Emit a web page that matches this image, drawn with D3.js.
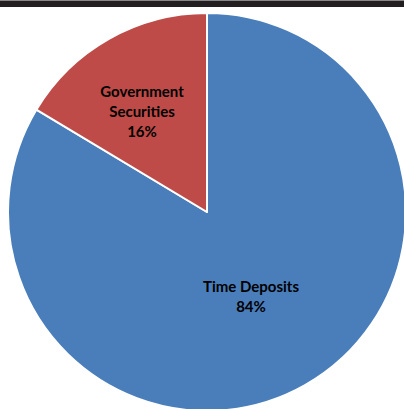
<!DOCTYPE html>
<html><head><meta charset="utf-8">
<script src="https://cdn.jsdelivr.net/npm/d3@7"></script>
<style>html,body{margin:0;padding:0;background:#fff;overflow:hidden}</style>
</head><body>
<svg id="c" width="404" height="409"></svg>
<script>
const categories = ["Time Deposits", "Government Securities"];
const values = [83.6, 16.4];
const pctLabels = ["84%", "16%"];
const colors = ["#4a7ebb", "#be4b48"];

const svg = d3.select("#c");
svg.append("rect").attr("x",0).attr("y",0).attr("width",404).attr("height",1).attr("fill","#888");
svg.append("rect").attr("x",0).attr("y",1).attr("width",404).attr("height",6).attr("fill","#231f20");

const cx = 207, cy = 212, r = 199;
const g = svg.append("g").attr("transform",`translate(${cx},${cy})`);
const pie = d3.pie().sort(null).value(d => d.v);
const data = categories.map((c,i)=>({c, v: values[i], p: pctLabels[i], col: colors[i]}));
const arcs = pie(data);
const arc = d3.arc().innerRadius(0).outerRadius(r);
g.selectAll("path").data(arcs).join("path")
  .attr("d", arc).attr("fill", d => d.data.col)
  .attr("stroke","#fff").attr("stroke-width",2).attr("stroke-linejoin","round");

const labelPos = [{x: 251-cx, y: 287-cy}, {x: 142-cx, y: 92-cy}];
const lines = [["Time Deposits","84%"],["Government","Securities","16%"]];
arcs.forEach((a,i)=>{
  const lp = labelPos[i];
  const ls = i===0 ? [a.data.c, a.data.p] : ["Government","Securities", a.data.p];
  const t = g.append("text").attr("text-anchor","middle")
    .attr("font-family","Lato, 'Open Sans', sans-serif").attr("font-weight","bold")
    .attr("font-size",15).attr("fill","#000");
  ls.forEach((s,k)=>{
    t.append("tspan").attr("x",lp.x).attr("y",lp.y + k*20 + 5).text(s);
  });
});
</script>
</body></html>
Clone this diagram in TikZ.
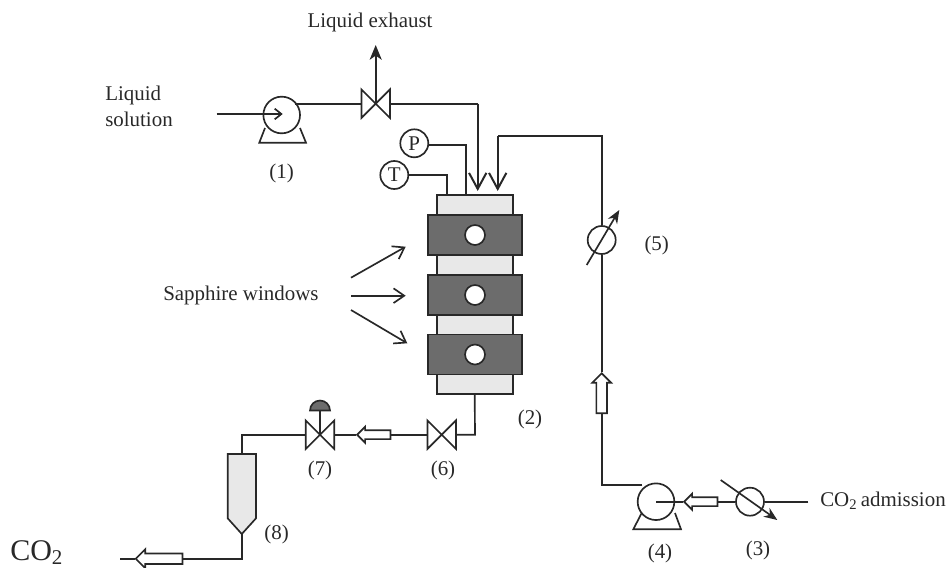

--

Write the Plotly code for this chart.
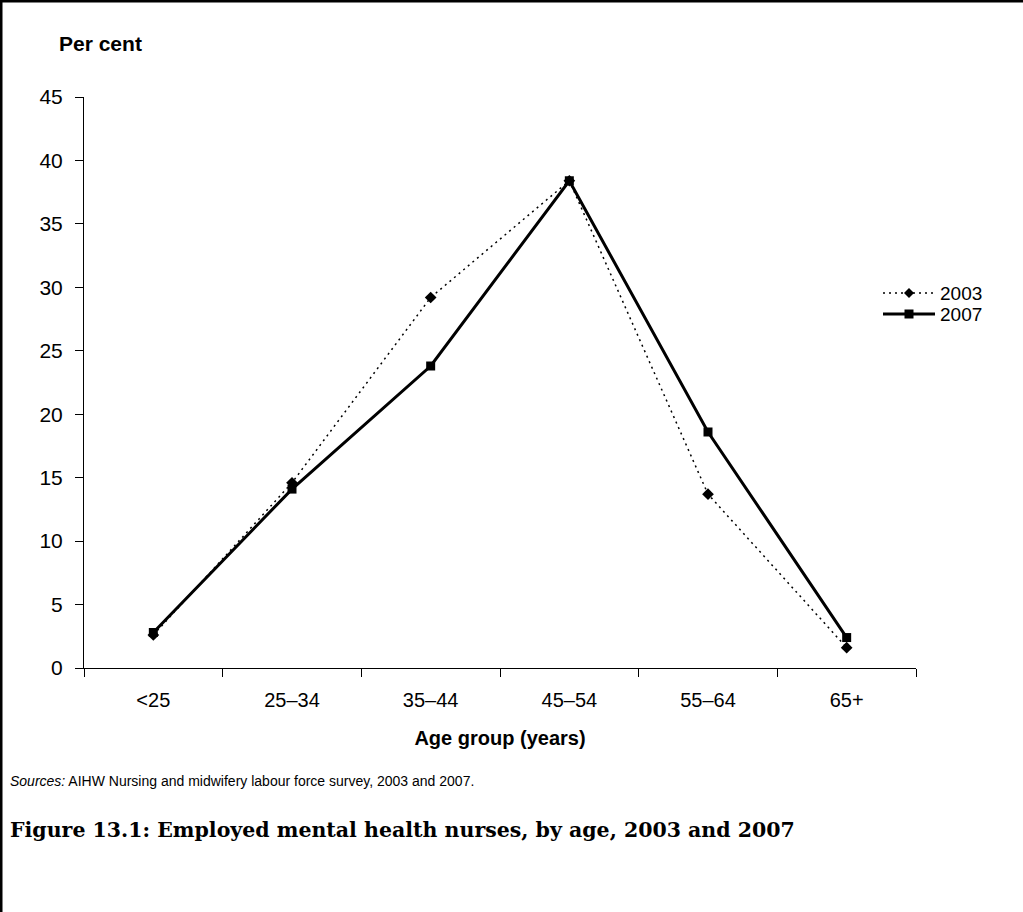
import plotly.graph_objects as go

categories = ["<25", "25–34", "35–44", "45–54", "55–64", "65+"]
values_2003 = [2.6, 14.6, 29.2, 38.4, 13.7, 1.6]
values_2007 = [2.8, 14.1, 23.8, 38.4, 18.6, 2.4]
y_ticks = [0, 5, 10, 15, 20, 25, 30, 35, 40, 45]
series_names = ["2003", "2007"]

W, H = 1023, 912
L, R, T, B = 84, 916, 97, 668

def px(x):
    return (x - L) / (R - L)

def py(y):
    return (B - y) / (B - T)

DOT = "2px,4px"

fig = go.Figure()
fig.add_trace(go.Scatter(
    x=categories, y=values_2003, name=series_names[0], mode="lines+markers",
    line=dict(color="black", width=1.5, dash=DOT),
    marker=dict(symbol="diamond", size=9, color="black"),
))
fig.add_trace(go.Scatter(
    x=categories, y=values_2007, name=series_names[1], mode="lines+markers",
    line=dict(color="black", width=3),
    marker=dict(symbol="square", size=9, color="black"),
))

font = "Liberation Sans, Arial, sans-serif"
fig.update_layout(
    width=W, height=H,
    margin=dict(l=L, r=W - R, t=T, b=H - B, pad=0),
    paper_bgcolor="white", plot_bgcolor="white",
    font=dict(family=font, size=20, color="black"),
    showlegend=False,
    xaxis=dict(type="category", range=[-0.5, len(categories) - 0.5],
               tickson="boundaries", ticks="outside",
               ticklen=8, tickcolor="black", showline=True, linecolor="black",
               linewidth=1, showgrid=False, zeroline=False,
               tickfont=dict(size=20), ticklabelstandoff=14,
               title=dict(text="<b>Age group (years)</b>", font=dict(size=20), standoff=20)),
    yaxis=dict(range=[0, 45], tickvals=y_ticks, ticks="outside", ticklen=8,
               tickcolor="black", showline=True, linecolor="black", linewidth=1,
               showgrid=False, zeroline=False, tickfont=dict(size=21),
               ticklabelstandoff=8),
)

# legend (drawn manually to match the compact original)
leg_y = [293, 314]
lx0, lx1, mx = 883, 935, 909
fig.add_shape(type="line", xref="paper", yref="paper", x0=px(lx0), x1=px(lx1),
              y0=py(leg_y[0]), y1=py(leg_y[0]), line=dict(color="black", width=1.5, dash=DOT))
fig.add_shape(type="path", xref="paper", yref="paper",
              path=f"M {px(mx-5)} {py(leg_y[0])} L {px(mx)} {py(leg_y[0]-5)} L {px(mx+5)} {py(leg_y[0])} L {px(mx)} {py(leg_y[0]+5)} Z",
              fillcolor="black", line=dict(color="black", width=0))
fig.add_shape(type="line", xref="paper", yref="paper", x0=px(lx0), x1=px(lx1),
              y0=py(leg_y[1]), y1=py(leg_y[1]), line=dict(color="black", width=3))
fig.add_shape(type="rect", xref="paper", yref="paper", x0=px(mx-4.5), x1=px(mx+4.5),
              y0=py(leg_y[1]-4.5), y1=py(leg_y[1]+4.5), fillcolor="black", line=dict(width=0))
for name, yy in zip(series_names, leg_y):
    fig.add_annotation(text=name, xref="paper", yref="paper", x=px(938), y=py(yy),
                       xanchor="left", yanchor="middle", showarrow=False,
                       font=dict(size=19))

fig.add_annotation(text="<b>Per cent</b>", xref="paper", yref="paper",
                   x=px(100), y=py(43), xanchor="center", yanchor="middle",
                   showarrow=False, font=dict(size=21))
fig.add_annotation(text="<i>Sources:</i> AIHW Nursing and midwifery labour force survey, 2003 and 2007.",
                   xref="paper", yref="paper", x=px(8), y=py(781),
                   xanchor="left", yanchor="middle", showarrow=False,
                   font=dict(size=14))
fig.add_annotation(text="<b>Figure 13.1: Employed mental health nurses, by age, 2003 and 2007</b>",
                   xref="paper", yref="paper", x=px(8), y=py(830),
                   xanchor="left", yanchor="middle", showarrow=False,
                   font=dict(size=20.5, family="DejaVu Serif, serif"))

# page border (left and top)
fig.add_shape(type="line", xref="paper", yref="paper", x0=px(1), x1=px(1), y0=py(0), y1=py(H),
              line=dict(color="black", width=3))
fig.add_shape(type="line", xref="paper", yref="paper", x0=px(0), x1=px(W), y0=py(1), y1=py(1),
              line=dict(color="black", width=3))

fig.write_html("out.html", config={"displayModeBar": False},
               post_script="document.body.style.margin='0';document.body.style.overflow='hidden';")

*Task:*
Take the lines above starting at the one containing "Write the Plotly code for this chart." and ending at the one containing "import plotly.graph_objects as go", and print them again exactly, without pictures.

*Task output:*
Write the Plotly code for this chart.
import plotly.graph_objects as go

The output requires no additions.